Cable operators looking to provide voice-over-Internet-protocol services to small- and medium-sized businesses will face competition beyond the regional Bell operating companies.

Competitive broadband provider Covad Communications Group plans to enter as many as 100 markets later this year with a VoIP offering via its digital subscriber line platform.

“We can offer an integrated voice and data package,” said Covad president and CEO Charles Hoffman, who views the company’s nationwide backbone network, with more than 2,000 local DSLAMs (DSL-access multiplexers) serving its 515,000 DSL customers, giving it a leg up on the competition.

“The Bells and cable are regional,” he continued, noting that Covad can offer nationwide coverage, allowing businesses to connect offices across the country with one VoIP network. “And we can control quality of service, unlike Vonage and AT&T.”
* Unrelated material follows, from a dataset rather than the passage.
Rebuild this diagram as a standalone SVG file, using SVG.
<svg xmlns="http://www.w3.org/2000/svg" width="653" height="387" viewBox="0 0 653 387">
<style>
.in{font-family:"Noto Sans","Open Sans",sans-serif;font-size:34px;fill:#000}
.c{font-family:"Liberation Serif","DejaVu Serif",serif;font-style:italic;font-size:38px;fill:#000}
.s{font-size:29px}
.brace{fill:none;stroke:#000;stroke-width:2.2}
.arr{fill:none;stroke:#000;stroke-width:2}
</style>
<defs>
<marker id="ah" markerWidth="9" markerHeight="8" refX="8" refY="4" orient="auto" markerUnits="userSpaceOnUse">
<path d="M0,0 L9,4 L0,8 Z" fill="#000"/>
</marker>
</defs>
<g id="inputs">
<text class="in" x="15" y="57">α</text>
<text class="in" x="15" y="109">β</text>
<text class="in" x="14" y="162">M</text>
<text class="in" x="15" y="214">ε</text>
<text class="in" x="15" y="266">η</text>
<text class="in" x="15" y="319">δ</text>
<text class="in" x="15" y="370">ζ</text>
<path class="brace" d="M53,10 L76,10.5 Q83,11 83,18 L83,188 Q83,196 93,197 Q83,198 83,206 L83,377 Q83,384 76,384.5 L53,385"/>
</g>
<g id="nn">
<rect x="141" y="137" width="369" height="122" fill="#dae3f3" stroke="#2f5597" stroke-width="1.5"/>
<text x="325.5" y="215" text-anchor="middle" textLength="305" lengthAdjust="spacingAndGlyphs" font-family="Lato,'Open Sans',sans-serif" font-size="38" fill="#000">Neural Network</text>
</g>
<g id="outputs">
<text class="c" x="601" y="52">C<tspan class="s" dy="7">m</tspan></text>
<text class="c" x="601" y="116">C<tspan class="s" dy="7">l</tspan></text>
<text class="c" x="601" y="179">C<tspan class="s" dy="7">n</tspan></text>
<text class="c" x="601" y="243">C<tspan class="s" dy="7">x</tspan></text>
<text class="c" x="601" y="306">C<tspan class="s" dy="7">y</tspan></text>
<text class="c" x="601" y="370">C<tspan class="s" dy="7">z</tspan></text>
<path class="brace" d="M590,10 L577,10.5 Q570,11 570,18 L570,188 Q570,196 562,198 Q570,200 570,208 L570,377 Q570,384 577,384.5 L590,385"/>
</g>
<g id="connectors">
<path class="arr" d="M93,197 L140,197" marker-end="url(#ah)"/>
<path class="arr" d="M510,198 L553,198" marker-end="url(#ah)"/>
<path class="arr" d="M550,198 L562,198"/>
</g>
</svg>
Covad’s recent acquisition of VoIP-provider GoBeam Inc. will allow the company to introduce the service to 100 markets by year’s end. GoBeam has deployed two soft switches for its nationwide network and counts several hundred subscribers in Los Angeles, San Francisco and Chicago.
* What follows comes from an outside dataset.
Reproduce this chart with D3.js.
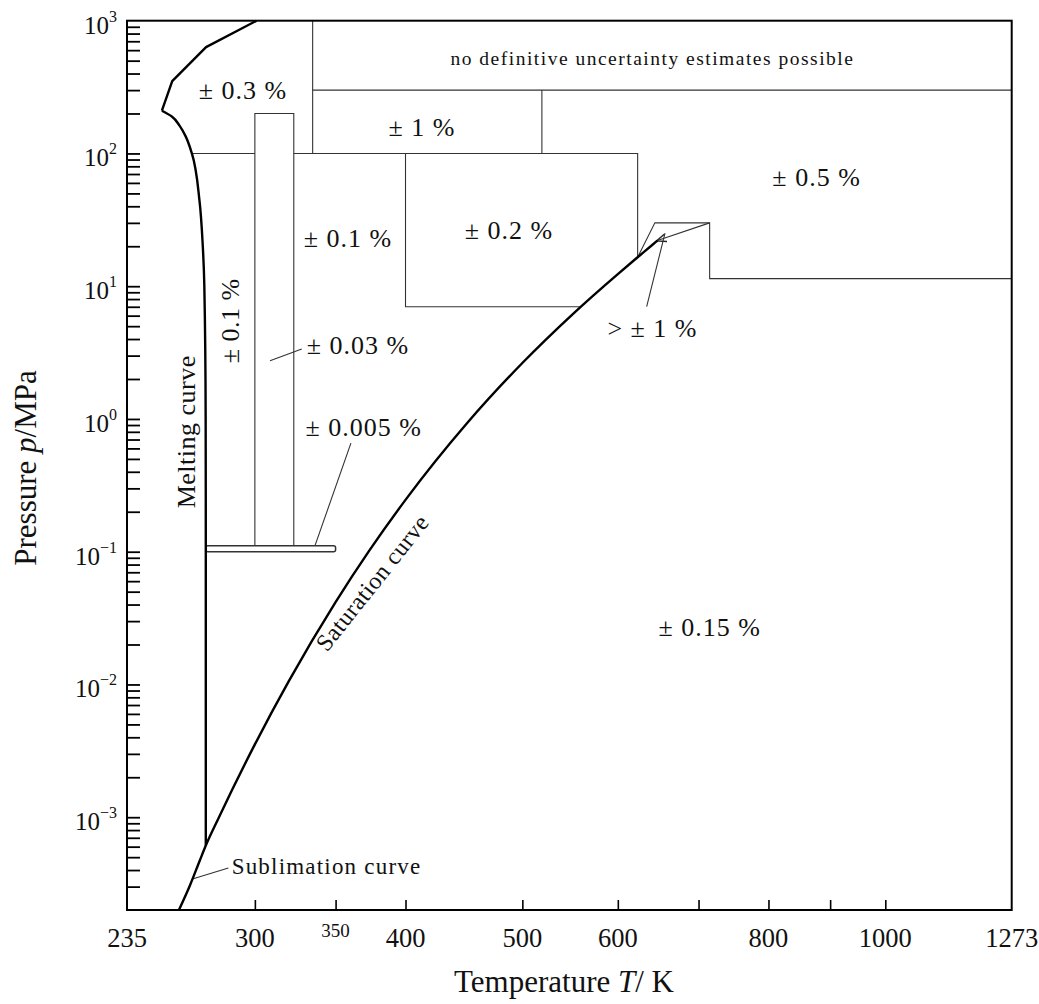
<!DOCTYPE html>
<html><head><meta charset="utf-8">
<script src="https://cdn.jsdelivr.net/npm/d3@7"></script>
<style>
body{margin:0;background:#fff}
svg{display:block}
text{font-family:"Liberation Serif","Times New Roman",serif;fill:#111}
</style>
</head><body>
<svg id="chart" width="1039" height="1004"></svg>
<script>
// ---------------- data (T in K, p in MPa) ----------------
// Melting curve of ice Ih (from triple point upwards)
const meltIhT = [273.16, 273.16, 273.09, 272.4, 271.6, 269.9, 266.0, 262.8, 259.8, 256.0, 251.2];
const meltIhP = [0.000611657, 0.1, 1, 10, 20, 44, 100, 135, 162, 190, 209.9];
// Melting curves of ices III, V, VI
const meltHighT = [251.2, 256.2, 273.3, 301];
const meltHighP = [209.9, 350.1, 632.4, 1000];
// Sublimation curve
const sublT = [259.5, 265, 270, 273.16];
const sublP = [0.0002, 0.000306, 0.00047, 0.000611657];
// Saturation (vapour pressure) curve up to the critical point
const satT = [273.16, 280, 300, 320, 350, 373.124, 400, 450, 500, 550, 600, 623.15, 640, 647.096];
const satP = [0.000611657, 0.0009918, 0.0035368, 0.010546, 0.041682, 0.101325, 0.24577, 0.9322, 2.6392, 6.1172, 12.345, 16.529, 20.265, 22.064];

// Region boundaries (thin lines), as [T, p] vertices
const boundaryLines = [
  [[335, 1000], [335, 100]],
  [[335, 300], [1273, 300]],
  [[519, 300], [519, 100]],
  [[266, 100], [300, 100]],
  [[323.15, 100], [623.15, 100], [623.15, 16.529]],
  [[400, 100], [400, 7], [558, 7]],
  [[300, 0.111], [300, 200], [323.15, 200], [323.15, 0.111]],
  [[623.15, 16.529], [644, 30], [715, 30], [715, 11.4], [1273, 11.4]]
];
const arrowLine = [[715, 30], [647.096, 22.064]];
// thin double-line band around 0.1 MPa
const bandT = [273.16, 350];
const bandP = [0.1, 0.111];

// Leader lines
const leaders = [
  [[308.8, 2.74], [328.1, 3.37]],
  [[360.4, 0.658], [336.5, 0.111]],
  [[266.7, 3.44e-4], [285.2, 4.14e-4]],
  [[634, 7.02], [656.6, 25.1]]
];

// Region / curve labels (text, anchor point in T,p)
const regionLabels = [
  {text: "± 0.3 %", T: 293.3, p: 300},
  {text: "± 1 %", T: 412.8, p: 158},
  {text: "± 0.5 %", T: 877, p: 66.8},
  {text: "± 0.2 %", T: 487.4, p: 26.5},
  {text: "± 0.1 %", T: 358.4, p: 23},
  {text: "> ± 1 %", T: 641, p: 4.85},
  {text: "± 0.15 %", T: 715, p: 0.027}
];
const startLabels = [
  {text: "± 0.03 %", T: 331.2, p: 3.61},
  {text: "± 0.005 %", T: 330.4, p: 0.864}
];
const noteLabel = {text: "no definitive uncertainty estimates possible", T: 641, p: 521};
const verticalLabels = [
  {text: "± 0.1 %", T: 286.1, p: 5.48},
  {text: "Melting curve", T: 263, p: 0.8}
];
const sublLabel = {text: "Sublimation curve", T: 287, p: 4.27e-4};
const satLabel = {text: "Saturation curve", T: 344.3, p: 0.01734};

// Axis ticks
const xTickValues = [300, 350, 400, 500, 600, 700, 800, 900, 1000];
const xTickLabels = [235, 300, 350, 400, 500, 600, 800, 1000, 1273];
const yDecades = [-3, -2, -1, 0, 1, 2, 3];

// ---------------- drawing ----------------
const svg = d3.select("#chart");
const x = d3.scaleLog().domain([235, 1273]).range([127, 1011.7]);
const y = d3.scaleLog().domain([2e-4, 1000]).range([910, 20.7]);

const line = d3.line().x(d => x(d[0])).y(d => y(d[1]));
const zip = (a, b) => a.map((v, i) => [v, b[i]]);

// defs: arrow
svg.append("defs").append("marker")
  .attr("id", "arr").attr("viewBox", "0 0 10 10").attr("refX", 9).attr("refY", 5)
  .attr("markerWidth", 9).attr("markerHeight", 9).attr("orient", "auto")
  .append("path").attr("d", "M0,1 L10,5 L0,9").attr("fill", "none").attr("stroke", "#222").attr("stroke-width", 1.4);

// thin boundaries
const thin = svg.append("g").attr("fill", "none").attr("stroke", "#333").attr("stroke-width", 1.1);
boundaryLines.forEach(pts => thin.append("path").attr("d", line(pts)));
thin.append("path").attr("d", line(arrowLine)).attr("marker-end", "url(#arr)");
leaders.forEach(pts => thin.append("path").attr("d", line(pts)));
// band
thin.append("rect")
  .attr("x", x(bandT[0])).attr("y", y(bandP[1]))
  .attr("width", x(bandT[1]) - x(bandT[0]))
  .attr("height", y(bandP[0]) - y(bandP[1]))
  .attr("rx", 2).attr("fill", "#fff").attr("stroke-width", 1.5);

// thick curves
const thick = svg.append("g").attr("fill", "none").attr("stroke", "#000").attr("stroke-width", 2.4)
  .attr("stroke-linejoin", "round");
thick.append("path").attr("d", d3.line().x(d => x(d[0])).y(d => y(d[1])).curve(d3.curveMonotoneY)(zip(meltIhT, meltIhP)));
thick.append("path").attr("d", line(zip(meltHighT, meltHighP)));
thick.append("path").attr("d", d3.line().x(d => x(d[0])).y(d => y(d[1])).curve(d3.curveMonotoneX)(zip(sublT, sublP).concat(zip(satT, satP).slice(1))));

// frame
svg.append("rect").attr("x", 127).attr("y", 20.7).attr("width", 1011.7 - 127).attr("height", 910 - 20.7)
  .attr("fill", "none").attr("stroke", "#000").attr("stroke-width", 2);

// axes ticks (inward)
const yAxis = svg.append("g").attr("transform", "translate(127,0)")
  .call(d3.axisRight(y).tickValues(y.ticks().filter(v => v > 2.05e-4 && v < 999)).tickSize(13).tickFormat(""));
yAxis.select(".domain").remove();
yAxis.selectAll("line").attr("stroke", "#000").attr("stroke-width", 1.8);
const xAxis = svg.append("g").attr("transform", "translate(0,910)")
  .call(d3.axisTop(x).tickValues(xTickValues).tickSize(10).tickFormat(""));
xAxis.select(".domain").remove();
xAxis.selectAll("line").attr("stroke", "#000").attr("stroke-width", 1.6);

// tick labels
xTickLabels.forEach(v => {
  const small = v === 350;
  svg.append("text").attr("x", x(v)).attr("y", small ? 937 : 947)
    .attr("text-anchor", "middle").attr("font-size", small ? 19 : 26.5).text(v);
});
yDecades.forEach(e => {
  const t = svg.append("text").attr("x", 117).attr("y", y(Math.pow(10, e)) + 13)
    .attr("text-anchor", "end").attr("font-size", 25);
  t.append("tspan").text("10");
  t.append("tspan").attr("dy", -12).attr("font-size", 16).text(e < 0 ? "\u2212" + (-e) : e);
});

// axis titles
const xt = svg.append("text").attr("x", 564).attr("y", 992).attr("text-anchor", "middle").attr("font-size", 31);
xt.append("tspan").text("Temperature ");
xt.append("tspan").attr("font-style", "italic").text("T");
xt.append("tspan").text("/ K");
const yt = svg.append("text").attr("transform", "translate(36,468) rotate(-90)").attr("text-anchor", "middle").attr("font-size", 31);
yt.append("tspan").text("Pressure ");
yt.append("tspan").attr("font-style", "italic").text("p");
yt.append("tspan").text("/MPa");

// labels
regionLabels.forEach(d => svg.append("text").attr("x", x(d.T)).attr("y", y(d.p)).attr("dy", "0.35em")
  .attr("text-anchor", "middle").attr("font-size", 26).attr("letter-spacing", 1).text(d.text));
startLabels.forEach(d => svg.append("text").attr("x", x(d.T)).attr("y", y(d.p)).attr("dy", "0.35em")
  .attr("text-anchor", "start").attr("font-size", 26).attr("letter-spacing", 1).text(d.text));
svg.append("text").attr("x", x(noteLabel.T)).attr("y", y(noteLabel.p)).attr("dy", "0.35em")
  .attr("text-anchor", "middle").attr("font-size", 19.5).attr("letter-spacing", 1.5).text(noteLabel.text);
verticalLabels.forEach(d => svg.append("text")
  .attr("transform", `translate(${x(d.T)},${y(d.p)}) rotate(-90)`).attr("dy", "0.35em")
  .attr("text-anchor", "middle").attr("font-size", 26).attr("letter-spacing", 0.5).text(d.text));
svg.append("text").attr("x", x(sublLabel.T)).attr("y", y(sublLabel.p)).attr("dy", "0.35em")
  .attr("text-anchor", "start").attr("font-size", 23).attr("letter-spacing", 1.2).text(sublLabel.text);
svg.append("text").attr("transform", `translate(${x(satLabel.T)},${y(satLabel.p)}) rotate(-51.5)`)
  .attr("text-anchor", "start").attr("font-size", 24).attr("letter-spacing", 0.5).text(satLabel.text);
</script>
</body></html>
Covad said that while 68% of its subscribers are residential users, a similar percentage of its revenue comes from its business DSL customers. Covad plans to build off that base, targeting many of its current DSL business subscribers for VoIP services that would be cheaper that traditional phone alternatives.
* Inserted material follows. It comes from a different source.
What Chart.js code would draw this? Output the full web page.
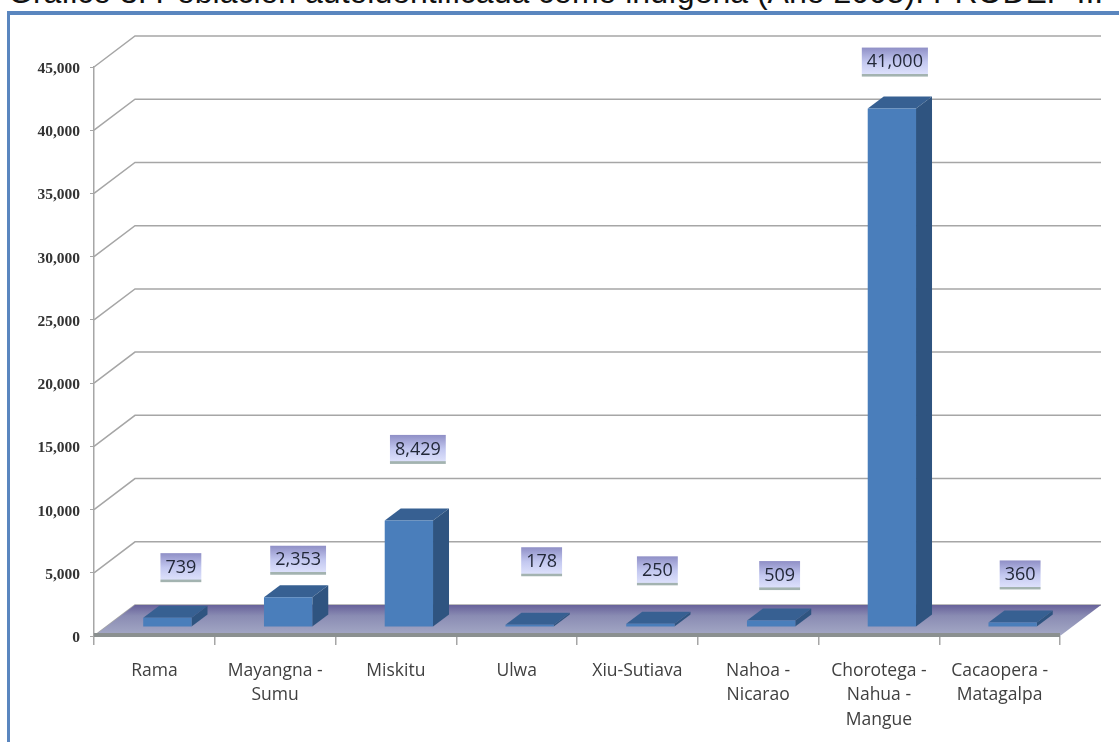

Like cable, Covad believes it will be relatively easy to add VoIP to a DSL offering. “We’re all automated,” Hoffman said. “The provisioning is electronic.”

The company plans to market to businesses that may have as few as two employees or as many as 40 or more. “We will launch a SOHO [small office, home office] product in October,” Hoffman said.

Covad executives believe companies can save 20% to 40% off their current circuit-switched telephony costs by going with VoIP. It plans to set up sales channels in local markets using resellers and system integrators, as well as its own local sales managers.